Additionally, 65% of industrials, materials, and manufacturing respondents said their mean time to resolution (MTTR) has improved since adopting observability.
The report found that the primary strategies and trends driving observability include security (50%), AI technologies (44%), and IoT technologies (43%).
“As manufacturers across the Asia-Pacific region accelerate their digital transformations, they are recognising the critical role of observability in optimising operations and customer experience,” said Peter Marelas, field CTO and APJ at New Relic.
“Forward-thinking manufacturers are gaining a competitive edge by leveraging full-stack observability to enhance operational efficiency, mitigate risks, and deliver superior customer experiences,” said Marelas.
Close to half (44%) of manufacturing organisations said AI technologies were driving observability needs. The combination of technologies like observability and AI are creating greater insights into telemetry data and are crucial to addressing the surmounting complexities of growing data sets.
Observability is critical to the success of AI, since it helps teams to understand their telemetry data, how to improve MTTR, and enables developers to easily apply fixes to code-level errors in their integrated development environment (IDE). It also increases automation for rapid alerts while improving incident detection and resolution.

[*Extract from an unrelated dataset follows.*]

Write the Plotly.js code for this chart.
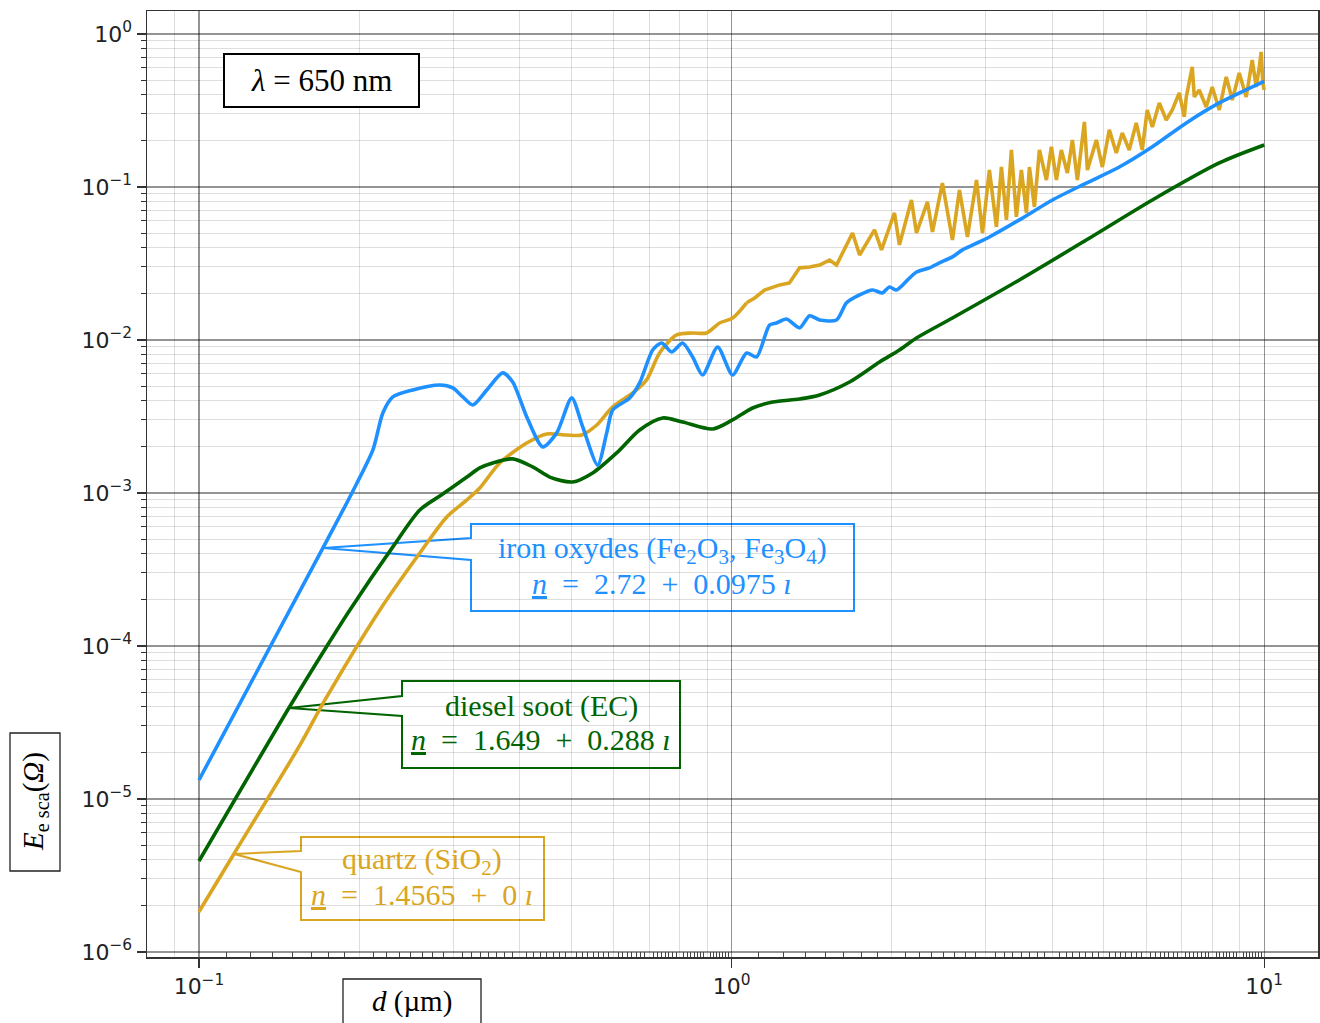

Manufacturing organisations that had achieved full-stack observability saw a substantial rate of improvement in MTTR, with 34% reporting an improvement by 25% or more since adopting observability.
These organisations also experienced less frequent high-business-impact outages, with 30% reporting outages at least once a week, compared to the average of 32%. Additionally, just 12% of responses estimated outages cost their organisations more than $1 million per hour compared to 21% overall.
More than half (51%) of manufacturing organisations said that observability improves cross-team collaboration and strategic decision making.
When it came to what improved their life the most, nearly half (47%) of practitioners said observability increases productivity and that they can find and resolve issues faster.